How's this for civic pride: a band from the city of Düsseldorf, calling itself La Düsseldorf, with a self-titled debut album on which the first two tracks (filling all of Side One on the original vinyl) are named "Düsseldorf" and "La Düsseldorf". And don't forget the lyrics, for the most part an endless repetition of the mantra "Düsseldorf...Düsseldorf...Düsseldorf...Düsseldorf...", all of it reproduced ad infinitum on the enclosed lyric sheet. It's enough to make the local chamber of commerce stand up and cheer.

Dinger was always the more hard-boiled, proto-punk half of the pioneering NEU! duo (alongside the pony-tailed hippy benevolence of MICHAEL ROTHER), and the one responsible for the band's trademark motorik beat, refined here to the acme of relentless perfection.
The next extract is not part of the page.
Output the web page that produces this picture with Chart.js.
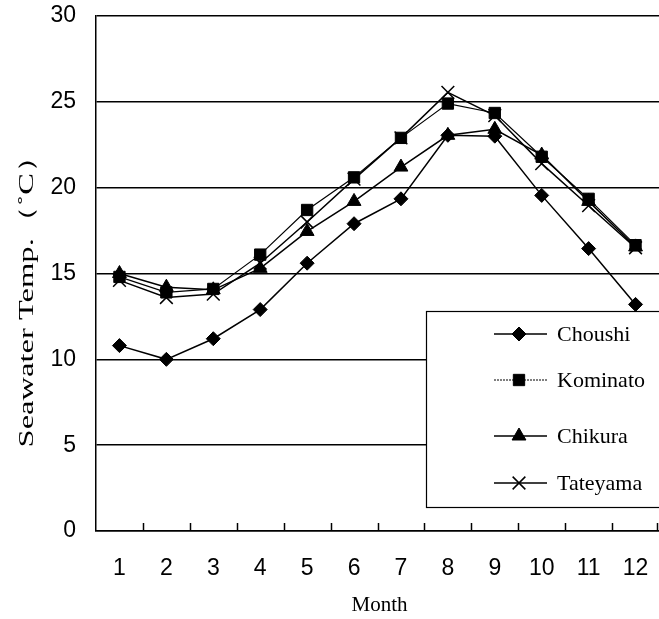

La Düsseldorf may not have broken any new stylistic ground, but the stripped down rhythms were a breath of fresh air in an age of increasingly hyperbolic virtuoso overkill.

Check out the unique instrumentation: two drummers working in lock-step syncopation, and a lot of chiming electric guitars, with no soloing allowed. The bass player is only an occasional guest, and the sparsely utilized "synthies" (quoting the album credits) add a shimmering veil of colorful highlights.

None of the music is improvised (although you might be forgiven for thinking otherwise), and the mood is more upbeat and brighter than the typically dark counterculture excursions of most classic Krautrock, often building to an ecstatic, exhilarating climax. Lend an ear to the (first) title track, and to the album closer "Zeit" ("Time"), in which Dinger alternately whispers and wails in three languages over an escalating series of clockwork rhythms. The album even yielded a surprising hit single (in Germany): the toe-tapping instrumental "Silver Cloud", the title by the way an apt description of the music.

Two more very similar efforts would follow, each of them worth a listen, but the band's debut was the most consistent of the bunch. Newcomers may find it a tad monotonous, but don't be fooled: listening to the album is like taking a long road trip, where the journey itself is the final destination.